Wednesday, July 29, 2015

Kunkel's "Utopia or Bust": Made Me Want to Read and Write More

When I first heard that Jacobin and Verso were teaming up, I was super-jazzed.
They offered six books for fifty bucks around the Christmas of 2013.
I was like that meme of Fry where he’s saying “Take My Money!”

Basically, I have achieved a level of material success where I still have revolutionary desires and our household income is a bit more than the US household median income. So I have a need and a desire to give the money to the revolutionary presses that I can fulfill. My favorite thing is to sit on my couch and read and drink beer. I often read of revolution, and I can help create a future where the workers of the world, who once united, can lose their chains and drink beer and do their own reading. Verso and Jacobin will help facilitate that.

So I bought the books through the publishers, and ended up with the first batch. I read the other two books right quick, but for some reason I let this one sit. I think I had tried to read it once, but I was sad at the the structure of <add introduction + previous essays = book>. I put it down and on my shelf, even though I had not read any of the essays previously.

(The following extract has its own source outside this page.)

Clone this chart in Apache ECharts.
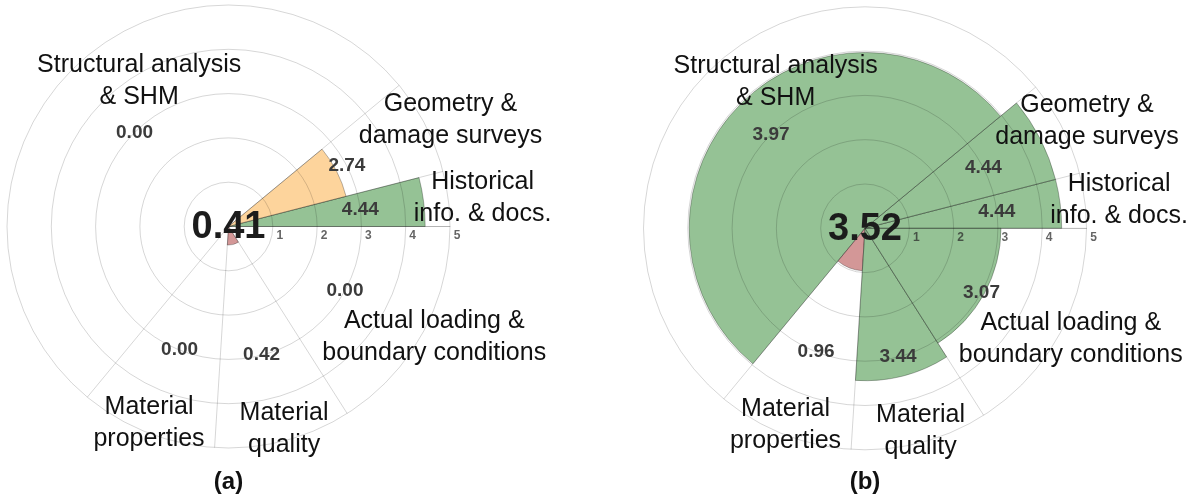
<!DOCTYPE html>
<html>
<head>
<meta charset="utf-8">
<title>Knowledge-level polar charts</title>
<script src="https://cdn.jsdelivr.net/npm/echarts@6/dist/echarts.min.js"></script>
<style>
  html, body { margin: 0; padding: 0; background: #ffffff; }
  #chart { width: 1193px; height: 500px; }
</style>
</head>
<body>
<div id="chart"></div>
<script>
// Knowledge categories, listed counter-clockwise from the 0° axis
const categories = [
  'Historical\ninfo. & docs.',
  'Geometry &\ndamage surveys',
  'Structural analysis\n& SHM',
  'Material\nproperties',
  'Material\nquality',
  'Actual loading &\nboundary conditions'
];
// Relative weight of each category (sets the angular width of its sector)
const weights = [4, 7, 53, 10, 10, 16];
// Scores per category, panel (a) and panel (b)
const scoresA = [4.44, 2.74, 0.00, 0.00, 0.42, 0.00];
const scoresB = [4.44, 4.44, 3.97, 0.96, 3.44, 3.07];
// Weighted overall score printed at the centre of each panel
const overallScores = [0.41, 3.52];
const panelTags = ['(a)', '(b)'];

// Placement of the category names, in axis units (radius) and degrees (angle)
const labelRadius = [5.77, 5.56, 3.86, 4.79, 4.75, 5.27];
const labelAngle = [6.3, 25.7, 121.5, 248.0, 285.3, 331.8];
// Radius (axis units) at which the score of each sector is printed
const VALUE_LABEL_R = 3;

const FONT = '"Liberation Sans", Arial, Helvetica, sans-serif';
const GRID = 'rgba(0,0,0,0.16)';
const COLOR_LOW = '#d39797';
const COLOR_MID = '#fdd49c';
const COLOR_HIGH = '#95c295';

function colorFor(v) {
  return v < 1 ? COLOR_LOW : (v < 3 ? COLOR_MID : COLOR_HIGH);
}

// cumulative angular bounds of each sector, in degrees
const totalWeight = weights.reduce((a, b) => a + b, 0);
const bounds = [];
(function () {
  let acc = 0;
  weights.forEach(w => {
    const s = acc / totalWeight * 360;
    acc += w;
    bounds.push([s, acc / totalWeight * 360]);
  });
})();

function sectorData(scores) {
  return scores.map((v, i) => [bounds[i][0], bounds[i][1], v]);
}

function canvasAngle(api, cx, cy, deg) {
  const p = api.coord([5, deg]);
  return Math.atan2(p[1] - cy, p[0] - cx);
}

function renderSector(params, api) {
  const a0 = api.value(0), a1 = api.value(1), v = api.value(2);
  const c = api.coord([0, 0]);
  const cx = c[0], cy = c[1];
  const pv = api.coord([v, (a0 + a1) / 2]);
  const r = Math.hypot(pv[0] - cx, pv[1] - cy);
  if (r < 0.5) return { type: 'group', children: [] };
  const s = canvasAngle(api, cx, cy, a1);
  let e = canvasAngle(api, cx, cy, a0);
  if (e < s) e += Math.PI * 2;
  return {
    type: 'sector',
    shape: { cx: cx, cy: cy, r0: 0, r: r, startAngle: s, endAngle: e, clockwise: true },
    style: { fill: colorFor(v), stroke: 'rgba(0,0,0,0.28)', lineWidth: 1 }
  };
}

function renderBoundary(params, api) {
  const a = api.value(0);
  const p0 = api.coord([0, a]);
  const p1 = api.coord([5, a]);
  return {
    type: 'line',
    shape: { x1: p0[0], y1: p0[1], x2: p1[0], y2: p1[1] },
    style: { stroke: GRID, lineWidth: 1 }
  };
}

function renderValueLabel(params, api) {
  const a0 = api.value(0), a1 = api.value(1), v = api.value(2);
  const p = api.coord([VALUE_LABEL_R, (a0 + a1) / 2]);
  return {
    type: 'text',
    x: p[0], y: p[1],
    style: {
      text: v.toFixed(2), fill: '#3b3b3b', font: 'bold 19px ' + FONT,
      align: 'center', verticalAlign: 'middle'
    }
  };
}

function renderCategoryLabel(params, api) {
  const i = params.dataIndex;
  const p = api.coord([api.value(0), api.value(1)]);
  return {
    type: 'text',
    x: p[0], y: p[1],
    style: {
      text: categories[i], fill: '#111111', font: '25px ' + FONT,
      lineHeight: 32, align: 'center', verticalAlign: 'middle'
    }
  };
}

function renderCentre(params, api) {
  const p = api.coord([0, 0]);
  return {
    type: 'text',
    x: p[0], y: p[1] + 1,
    style: {
      text: api.value(0).toFixed(2), fill: '#1c1c1c', font: 'bold 38px ' + FONT,
      align: 'center', verticalAlign: 'middle'
    }
  };
}

const centres = [[228.5, 226.5], [865, 228.3]];
const panels = [scoresA, scoresB];

const option = {
  backgroundColor: '#ffffff',
  animation: false,
  polar: centres.map(c => ({ center: c, radius: 221.5 })),
  angleAxis: centres.map((c, i) => ({
    polarIndex: i, type: 'value', min: 0, max: 360, startAngle: 0, clockwise: false,
    axisLine: { show: false }, axisTick: { show: false },
    axisLabel: { show: false }, splitLine: { show: false }, z: 3
  })),
  radiusAxis: centres.map((c, i) => ({
    polarIndex: i, type: 'value', min: 0, max: 5, interval: 1, z: 3,
    axisLine: { show: true, lineStyle: { color: GRID, width: 1 } },
    axisTick: { show: false },
    axisLabel: {
      show: true, margin: -3, verticalAlign: 'top', padding: [0, 0, 0, 14],
      color: 'rgba(40,40,40,0.72)', fontSize: 12, fontWeight: 'bold', fontFamily: FONT,
      formatter: v => (v === 0 ? '' : String(v))
    },
    splitLine: { show: true, lineStyle: { color: GRID, width: 1 } }
  })),
  series: [],
  graphic: panelTags.map((t, i) => ({
    type: 'text', x: centres[i][0], y: 482, z: 10,
    style: { text: t, fill: '#111111', font: 'bold 24px ' + FONT, align: 'center', verticalAlign: 'middle' }
  }))
};

panels.forEach((scores, i) => {
  option.series.push({
    type: 'custom', coordinateSystem: 'polar', polarIndex: i, z: 2,
    renderItem: renderSector, data: sectorData(scores), silent: true
  });
  option.series.push({
    type: 'custom', coordinateSystem: 'polar', polarIndex: i, z: 4,
    renderItem: renderBoundary, data: bounds.map(b => [b[0]]), silent: true
  });
  option.series.push({
    type: 'custom', coordinateSystem: 'polar', polarIndex: i, z: 10,
    renderItem: renderValueLabel, data: sectorData(scores), silent: true
  });
  option.series.push({
    type: 'custom', coordinateSystem: 'polar', polarIndex: i, z: 10,
    renderItem: renderCategoryLabel,
    data: labelRadius.map((r, k) => [r, labelAngle[k]]), silent: true
  });
  option.series.push({
    type: 'custom', coordinateSystem: 'polar', polarIndex: i, z: 11,
    renderItem: renderCentre, data: [[overallScores[i]]], silent: true
  });
});

const chart = echarts.init(document.getElementById('chart'), null, { renderer: 'canvas' });
chart.setOption(option);
</script>
</body>
</html>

But last weekend, I picked it back up. The essays in the book are about writers, for the most part, that I admire or have read. There are a couple of ones about unfamiliar writers to me, so I can’t make a judgement on them, since I only know them through Kunkel’s lense. But the ones that we cross over the things I’ve read and he’s read, show the writers I like in a new light and made me think more and broader and deeper about them. His essay on David Harvey illustrates this - it just helps put my own reading of Harvey in context of other thinkers.

Here’s the best thing about the book. It broadens my horizon, in that I want to read more about the people who he talks about but am only tangentially familiar with. I guess it’s time for me to put Fredric Jameson on my reading list. But the real best thing is that it makes me want to write more just by engaging in the ideas that the author engages with. Kunkel is a clear and exact writer that holds the attention even when writing about  unfamiliar subjects.